A toy shop in a tent camp in Syria’s northwestern Idlib province has colorful playthings and plush toys on display that children in the region can only dream of because their parents cannot afford to buy anything except bread amid the ongoing civil war and a collapsing economy.
Muhammed Quteish, a Syrian who was displaced by the Bashar Assad regime’s attacks two years ago, has opened a toy shop in the camp he sought refuge in.
Quteish told Anadolu Agency (AA) that he opened the shop by taking out a loan.
“The toys shop makes me feel relaxed. It distracts me from the dust and mud. Even if only shortly, it makes me forget about the pains that I lived through,” he said, adding that even toys are not enough to ease the sufferings of displaced children.
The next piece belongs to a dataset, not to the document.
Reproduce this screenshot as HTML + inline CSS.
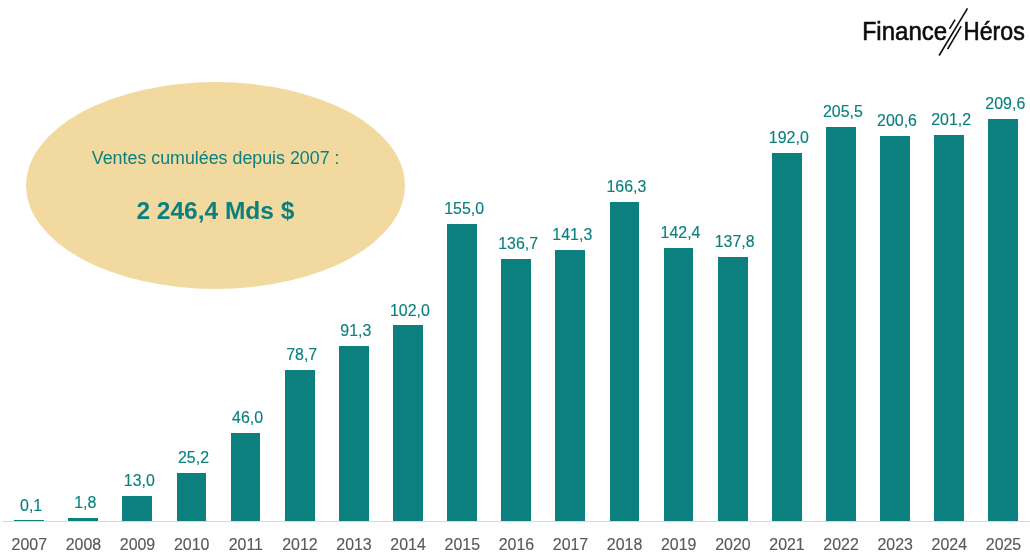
<!DOCTYPE html>
<html><head><meta charset="utf-8"><title>Chart</title>
<style>
html,body{margin:0;padding:0;background:#fff;}
body{width:1030px;height:560px;overflow:hidden;font-family:"Liberation Sans",sans-serif;}
svg{display:block;}
text{font-family:"Liberation Sans",sans-serif;}
.v{font-size:15.8px;fill:#0b807e;stroke:#0b807e;stroke-width:0.15px;text-anchor:middle;}
.y{font-size:15.8px;fill:#595959;stroke:#595959;stroke-width:0.15px;text-anchor:middle;}
</style></head><body>
<svg width="1030" height="560" viewBox="0 0 1030 560">
<rect x="0" y="0" width="1030" height="560" fill="#ffffff"/>

<rect x="2" y="521" width="1028" height="1" fill="#d9d9d9"/>
<rect x="14" y="520" width="30" height="1" fill="#0b807e"/>
<rect x="68" y="518" width="30" height="3" fill="#0b807e"/>
<rect x="122" y="496" width="30" height="25" fill="#0b807e"/>
<rect x="177" y="473" width="29" height="48" fill="#0b807e"/>
<rect x="231" y="433" width="29" height="88" fill="#0b807e"/>
<rect x="285" y="370" width="30" height="151" fill="#0b807e"/>
<rect x="339" y="346" width="30" height="175" fill="#0b807e"/>
<rect x="393" y="325" width="30" height="196" fill="#0b807e"/>
<rect x="447" y="224" width="30" height="297" fill="#0b807e"/>
<rect x="501" y="259" width="30" height="262" fill="#0b807e"/>
<rect x="555" y="250" width="30" height="271" fill="#0b807e"/>
<rect x="610" y="202" width="29" height="319" fill="#0b807e"/>
<rect x="664" y="248" width="29" height="273" fill="#0b807e"/>
<rect x="718" y="257" width="30" height="264" fill="#0b807e"/>
<rect x="772" y="153" width="30" height="368" fill="#0b807e"/>
<rect x="826" y="127" width="30" height="394" fill="#0b807e"/>
<rect x="880" y="136" width="30" height="385" fill="#0b807e"/>
<rect x="934" y="135" width="30" height="386" fill="#0b807e"/>
<rect x="988" y="119" width="30" height="402" fill="#0b807e"/>
<ellipse cx="215.5" cy="185.5" rx="189.5" ry="103.5" fill="#f2d9a0"/>
<g opacity="0.999">
<text class="v" transform="translate(31.1,510.9) scale(1.01,1)">0,1</text>
<text class="y" transform="translate(29.3,550) scale(1.01,1)">2007</text>
<text class="v" transform="translate(85.2,507.6) scale(1.01,1)">1,8</text>
<text class="y" transform="translate(83.4,550) scale(1.01,1)">2008</text>
<text class="v" transform="translate(139.3,486.2) scale(1.01,1)">13,0</text>
<text class="y" transform="translate(137.5,550) scale(1.01,1)">2009</text>
<text class="v" transform="translate(193.5,462.8) scale(1.01,1)">25,2</text>
<text class="y" transform="translate(191.7,550) scale(1.01,1)">2010</text>
<text class="v" transform="translate(247.6,422.9) scale(1.01,1)">46,0</text>
<text class="y" transform="translate(245.8,550) scale(1.01,1)">2011</text>
<text class="v" transform="translate(301.7,360.2) scale(1.01,1)">78,7</text>
<text class="y" transform="translate(299.9,550) scale(1.01,1)">2012</text>
<text class="v" transform="translate(355.8,336.0) scale(1.01,1)">91,3</text>
<text class="y" transform="translate(354.0,550) scale(1.01,1)">2013</text>
<text class="v" transform="translate(409.9,315.5) scale(1.01,1)">102,0</text>
<text class="y" transform="translate(408.1,550) scale(1.01,1)">2014</text>
<text class="v" transform="translate(464.1,213.8) scale(1.01,1)">155,0</text>
<text class="y" transform="translate(462.3,550) scale(1.01,1)">2015</text>
<text class="v" transform="translate(518.2,248.9) scale(1.01,1)">136,7</text>
<text class="y" transform="translate(516.4,550) scale(1.01,1)">2016</text>
<text class="v" transform="translate(572.3,240.1) scale(1.01,1)">141,3</text>
<text class="y" transform="translate(570.5,550) scale(1.01,1)">2017</text>
<text class="v" transform="translate(626.4,192.1) scale(1.01,1)">166,3</text>
<text class="y" transform="translate(624.6,550) scale(1.01,1)">2018</text>
<text class="v" transform="translate(680.5,238.0) scale(1.01,1)">142,4</text>
<text class="y" transform="translate(678.7,550) scale(1.01,1)">2019</text>
<text class="v" transform="translate(734.7,246.8) scale(1.01,1)">137,8</text>
<text class="y" transform="translate(732.9,550) scale(1.01,1)">2020</text>
<text class="v" transform="translate(788.8,142.9) scale(1.01,1)">192,0</text>
<text class="y" transform="translate(787.0,550) scale(1.01,1)">2021</text>
<text class="v" transform="translate(842.9,117.0) scale(1.01,1)">205,5</text>
<text class="y" transform="translate(841.1,550) scale(1.01,1)">2022</text>
<text class="v" transform="translate(897.0,126.4) scale(1.01,1)">200,6</text>
<text class="y" transform="translate(895.2,550) scale(1.01,1)">2023</text>
<text class="v" transform="translate(951.1,125.2) scale(1.01,1)">201,2</text>
<text class="y" transform="translate(949.3,550) scale(1.01,1)">2024</text>
<text class="v" transform="translate(1005.3,109.1) scale(1.01,1)">209,6</text>
<text class="y" transform="translate(1003.5,550) scale(1.01,1)">2025</text>
<text x="91.8" y="164.1" font-size="17.6" fill="#0b807e" textLength="247.7" lengthAdjust="spacingAndGlyphs">Ventes cumulées depuis 2007 :</text>
<text x="136.4" y="218.6" font-size="23" font-weight="bold" fill="#0b807e" textLength="158" lengthAdjust="spacingAndGlyphs">2 246,4 Mds $</text>
<g fill="#0d0d0d" stroke="#0d0d0d" stroke-width="0.6" stroke-linejoin="round">
<text x="862.2" y="39.6" font-size="25.2" textLength="85" lengthAdjust="spacingAndGlyphs">F<tspan font-size="26.2">inance</tspan></text>
<text x="963.5" y="39.6" font-size="25.2" textLength="61.3" lengthAdjust="spacingAndGlyphs">H<tspan font-size="26.2">éros</tspan></text>
</g>
<g stroke="#0d0d0d" stroke-width="1.6" stroke-linecap="butt" fill="none">
<line x1="939.1" y1="55.5" x2="967.5" y2="8.4"/>
<line x1="947.6" y1="49.1" x2="961.2" y2="26.2"/>
<line x1="949.5" y1="28.9" x2="955.1" y2="19.6"/>
</g>
</g>
</svg></body></html>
Ahmed Khatib, 13, who lives in one of the makeshift tents, said his family does not have the means to buy toys and that they can only buy bread when they have money.
Khatib, like the other children, said that he would like to have toys and especially a bicycle.
Adnan Muhammed, a 10-year old who wants a football, said, “I wish not only me, but all children in the tents would have toys.”
Conditions in the tent camps are harsh as the camps are frequently flooded due to rains, and it is impossible to stay warm during the winter. Last month, heavy rains flooded 110 tents belonging to displaced civilians, affecting 50,000 people. Another danger is that civilians risk their lives and health by burning old clothes, nylon and plastic to get warm, leading to various respiratory diseases such as asthma and bronchitis.
Meanwhile Turkish aid organizations have stepped up their efforts in the Idlib region, sending vital necessities including heating material and food.
Five trucks of flour as well as one truck of potatoes were sent to Syria from Turkey’s central Kayseri province. As part of the campaign of the Presidency of Religious Affairs (Diyanet) and the Turkiye Diyanet Foundation (TDV), aid was gathered from philanthropists and send to the needy in Syria. The provincial mufti, Şahin Güven, speaking at the ceremony, said they send aid material every month.
On the other hand, another aid organization from southern Adana and philanthropists sent 10 trucks of food, water and heating supplies to tent camps in Idlib.
Almost a million people have fled the Assad regime’s offensive on Idlib – the last opposition bastion – since December 2019 with many seeking refuge in overcrowded tent camps near the Turkish border. A fragile truce was brokered between Moscow and Ankara in March 2020 in response to the months of fighting with the Russia-backed regime, yet frequent attacks on civilians continue, hindering most from returning to their homes and forcing them to seek shelter in makeshift camps.
Almost a decade into the war, Syria has grappled with an economic crisis compounded by Western sanctions, a coronavirus lockdown and a rapid devaluation of the local currency.
The war has devastated the country's economy since 2011, plunging 80% of its people into poverty, according to the United Nations. Despite relative quiet on the country's remaining battlefields, 2020 only saw the situation worsen. Much of the economy in regime-held areas was shuttered last March to prevent the spread of the coronavirus pandemic.
In the past year, people in regime-held areas have faced fuel crises, a plummeting Syrian pound on the black market and steep price hikes. Damascus has blamed Western sanctions for its struggling economy.
Last summer, local authorities in Idlib began replacing the plummeting Syrian pound with the Turkish lira in an attempt to shield their region from economic collapse.